Crónicas castizas
El hombre que no fue general
El nuevo mester de progresía le podía acusar de todos los mantras habituales con razón menos de racismo y xenofobia. No en vano, fue uno de los primeros guardias civiles que partieron en misiones internacionales por África y América
Era gallego, mucho; pausado un tanto y militar del todo. Con ese ADN de los conquistadores del Nuevo Mundo que le hubiera permitido ser un perfecto oficial en un imperio colonial. Era muy aficionado a las señoras de colores y un poco contrabandista, por lo que le dieron una beca en instituciones penitenciarias y algunas condecoraciones volaron de su pechera.
Se casó por primera vez en Zaragoza, donde los cadetes de la Academia Militar se emparejan con harta frecuencia con algunas jóvenes aragonesas. Después de aquello fue un no parar y nuestro hombre acumuló hijos e hijas propios, adoptados y mediopensionistas, blancos, negros y mulatos, españoles y lusos. Desde luego el nuevo mester de progresía le podía acusar de todos los mantras habituales con razón menos de racismo y xenofobia. No en vano, fue uno de los primeros guardias civiles que partieron en misiones internacionales por África y América.
Nuestro oficial también entrenó en España a nicaragüenses, que decían que no se arrodillarían más que para afinar la puntería, y evitó que los sandinistas y los de la Contra, pues vinieron de los dos bandos, siguieran su guerra en España picados por la cólera y el ron. También instruyó el entonces comandante, además, a militares angoleños que confundían a este periodista con el jefe de la unidad cuando a los postres de la comida encendía un puro que ellos inmediatamente llamaban «o cigarro da responsabilidade», con lo que quedaba claro de qué país caribeño y castrado habían llegado sus instructores en la larga y sangrienta guerra de Angola. Instructores más identificables por sus usos y costumbres que por los parches de sus uniformes verde oliva: quien fumaba habanos era el jefe.
Nuestro hombre, agobiado por las deudas inherentes a sus abundantes vástagos, pensó cómo abrir un negocio en Guinea Ecuatorial, país por el que sentía debilidad. Ni corto ni perezoso compró un contenedor que llenó de cerveza y lo mandó a Malabo junto con Trini, su mujer. El propio contenedor servía de local a esa cervecería de fortuna y la rubia cerveza, aún tibia, era popular y de fácil venta por su calidad.
Tal fue el éxito que algunas autoridades del Gobierno guineano se hicieron clientes del local contenedor, algo remisos y olvidadizos a la hora de pagar.
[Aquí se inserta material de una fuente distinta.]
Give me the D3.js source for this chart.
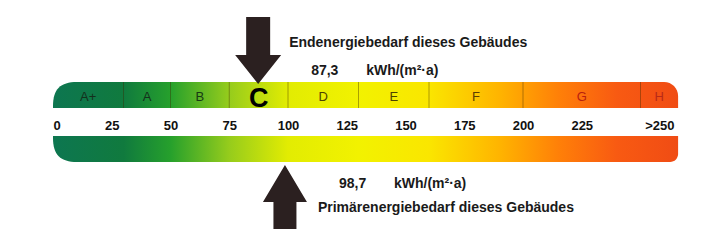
<!DOCTYPE html>
<html>
<head>
  <meta charset="utf-8">
  <title>Energieausweis Skala</title>
  <script src="https://d3js.org/d3.v7.min.js"></script>
  <style>
  body {
    margin: 0;
    background: white;
  }
  text {
    font-family: "Liberation Sans", Arial, sans-serif;
  }
  .tick text {
    font-size: 13px;
    font-weight: bold;
    fill: #111;
  }
  .info {
    font-size: 14px;
    font-weight: bold;
    fill: #1a1a1a;
  }
  </style>
</head>
<body>
<div id='container'></div>

<script>

// energy classes (kWh/(m²·a)), lower bounds + end of scale
var classNames = ['A+', 'A', 'B', 'C', 'D', 'E', 'F', 'G', 'H']
var classBounds = [0, 30, 50, 75, 100, 130, 160, 200, 250, 266]
var classColors = ['#14301c', '#14301c', '#183a14', '#000', '#4e4200', '#4e4200', '#5a3e00', '#b8200e', '#b82a18']

var tickValues = [0, 25, 50, 75, 100, 125, 150, 175, 200, 225, 258]
var tickLabels = ['0', '25', '50', '75', '100', '125', '150', '175', '200', '225', '>250']

// gradient along the scale
var gradValues = [0, 30, 50, 75, 100, 130, 160, 190, 215, 240, 266]
var gradColors = ['#0d7650', '#107a3e', '#26a02c', '#96cc1c', '#e2ec02', '#f2f200', '#fae600', '#ffb400', '#ff8008', '#f85a12', '#f04c14']

var endEnergy = 87.3
var primaryEnergy = 98.7
var currentClass = 'C'
var endLabel = 'Endenergiebedarf dieses Gebäudes'
var primaryLabel = 'Primärenergiebedarf dieses Gebäudes'
var unit = 'kWh/(m²·a)'

const width = 723
const height = 245

var svg = d3.select('#container')
  .append('svg')
  .attr('width', width)
  .attr('height', height)

var x = d3.scaleLinear()
  .domain([0, 250])
  .range([53, 640.5])

var xMin = x(classBounds[0])
var xMax = x(classBounds[classBounds.length - 1])

var defs = svg.append('defs')
var grad = defs.append('linearGradient')
  .attr('id', 'scaleGrad')
  .attr('gradientUnits', 'userSpaceOnUse')
  .attr('x1', xMin).attr('x2', xMax)
  .attr('y1', 0).attr('y2', 0)

gradValues.forEach((v, i) => {
  grad.append('stop')
    .attr('offset', (x(v) - xMin) / (xMax - xMin))
    .attr('stop-color', gradColors[i])
})

// top bar: big round top-left, small round top-right
var topY = 82, topH = 26
function topBarPath() {
  var p = d3.path()
  var rl = 24, rr = 14
  p.moveTo(xMin, topY + topH)
  p.lineTo(xMin, topY + rl)
  p.bezierCurveTo(xMin, topY + rl * 0.3, xMin + rl * 0.3, topY, xMin + rl, topY)
  p.lineTo(xMax - rr, topY)
  p.bezierCurveTo(xMax - rr * 0.45, topY, xMax, topY + rr * 0.45, xMax, topY + rr)
  p.lineTo(xMax, topY + topH)
  p.closePath()
  return p.toString()
}

var botY = 136, botH = 26
function bottomBarPath() {
  var p = d3.path()
  var rl = 24, rr = 8
  p.moveTo(xMin, botY)
  p.lineTo(xMax, botY)
  p.lineTo(xMax, botY + botH - rr)
  p.bezierCurveTo(xMax, botY + botH - rr * 0.45, xMax - rr * 0.45, botY + botH, xMax - rr, botY + botH)
  p.lineTo(xMin + rl, botY + botH)
  p.bezierCurveTo(xMin + rl * 0.3, botY + botH, xMin, botY + botH - rl * 0.3, xMin, botY + botH - rl)
  p.closePath()
  return p.toString()
}

svg.append('path').attr('d', topBarPath()).attr('fill', 'url(#scaleGrad)')
svg.append('path').attr('d', bottomBarPath()).attr('fill', 'url(#scaleGrad)')

// class separators
svg.selectAll('.sep')
  .data(classBounds.slice(1, -1))
  .enter()
  .append('line')
  .attr('class', 'sep')
  .attr('x1', d => x(d)).attr('x2', d => x(d))
  .attr('y1', topY).attr('y2', topY + topH)
  .style('stroke', 'rgba(60,40,0,0.4)')
  .style('stroke-width', 1)

// class letters
svg.selectAll('.cls')
  .data(classNames)
  .enter()
  .append('text')
  .attr('class', 'cls')
  .attr('x', (d, i) => x((classBounds[i] + classBounds[i + 1]) / 2))
  .attr('y', d => d === currentClass ? 107 : 101)
  .attr('text-anchor', 'middle')
  .style('font-size', d => d === currentClass ? '27px' : '13px')
  .style('font-weight', d => d === currentClass ? 'bold' : 'normal')
  .style('fill', (d, i) => classColors[i])
  .text(d => d)

// scale numbers
var axis = d3.axisBottom(x)
  .tickValues(tickValues)
  .tickFormat((d, i) => tickLabels[i])
  .tickSize(0)
  .tickPadding(0)

var axisG = svg.append('g')
  .attr('transform', 'translate(0,120)')
  .call(axis)
axisG.select('.domain').remove()
axisG.selectAll('.tick text')
  .attr('dy', '0.75em')
  .attr('text-anchor', (d, i) => i === 0 ? 'start' : 'middle')

// arrows
var arrowColor = '#2b2020'
function downArrow(cx) {
  var p = d3.path()
  p.moveTo(cx - 12, 17)
  p.lineTo(cx + 12, 17)
  p.lineTo(cx + 12, 55)
  p.lineTo(cx + 23, 55)
  p.lineTo(cx, 84)
  p.lineTo(cx - 23, 55)
  p.lineTo(cx - 12, 55)
  p.closePath()
  return p.toString()
}
function upArrow(cx) {
  var p = d3.path()
  p.moveTo(cx, 165)
  p.lineTo(cx + 22, 202)
  p.lineTo(cx + 11.5, 202)
  p.lineTo(cx + 11.5, 229)
  p.lineTo(cx - 11.5, 229)
  p.lineTo(cx - 11.5, 202)
  p.lineTo(cx - 22, 202)
  p.closePath()
  return p.toString()
}

var xEnd = x(endEnergy)
var xPrim = x(primaryEnergy)

svg.append('path').attr('d', downArrow(xEnd)).attr('fill', arrowColor)
svg.append('path').attr('d', upArrow(xPrim)).attr('fill', arrowColor)

// texts
svg.append('text').attr('class', 'info').attr('x', xEnd + 31).attr('y', 47).text(endLabel)
svg.append('text').attr('class', 'info').attr('x', xEnd + 53).attr('y', 75).text(d3.format('.1f')(endEnergy).replace('.', ','))
svg.append('text').attr('class', 'info').attr('x', xEnd + 108).attr('y', 75).text(unit)

svg.append('text').attr('class', 'info').attr('x', xPrim + 54).attr('y', 188).text(d3.format('.1f')(primaryEnergy).replace('.', ','))
svg.append('text').attr('class', 'info').attr('x', xPrim + 109).attr('y', 188).text(unit)
svg.append('text').attr('class', 'info').attr('x', xPrim + 33).attr('y', 212).text(primaryLabel)

</script>
</body>
</html>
Era fácil reconocer a los prebostes, pues siguiendo la costumbre del moderno Gobierno de Obiang, vestían cual de si de un frac se tratara, vistosos chándales de llamativos colores que evidenciaban su condición de ministros o gerifaltes, dejando los trajes para los diplomáticos occidentales y los hombres de negocios despistados que por allí recalaban.
Sus aventuras, muchas, y desventuras, más todavía, le han impedido ascender a general como ha hecho toda su promoción con unas vidas menos coloridas y también menos políticamente incorrectas.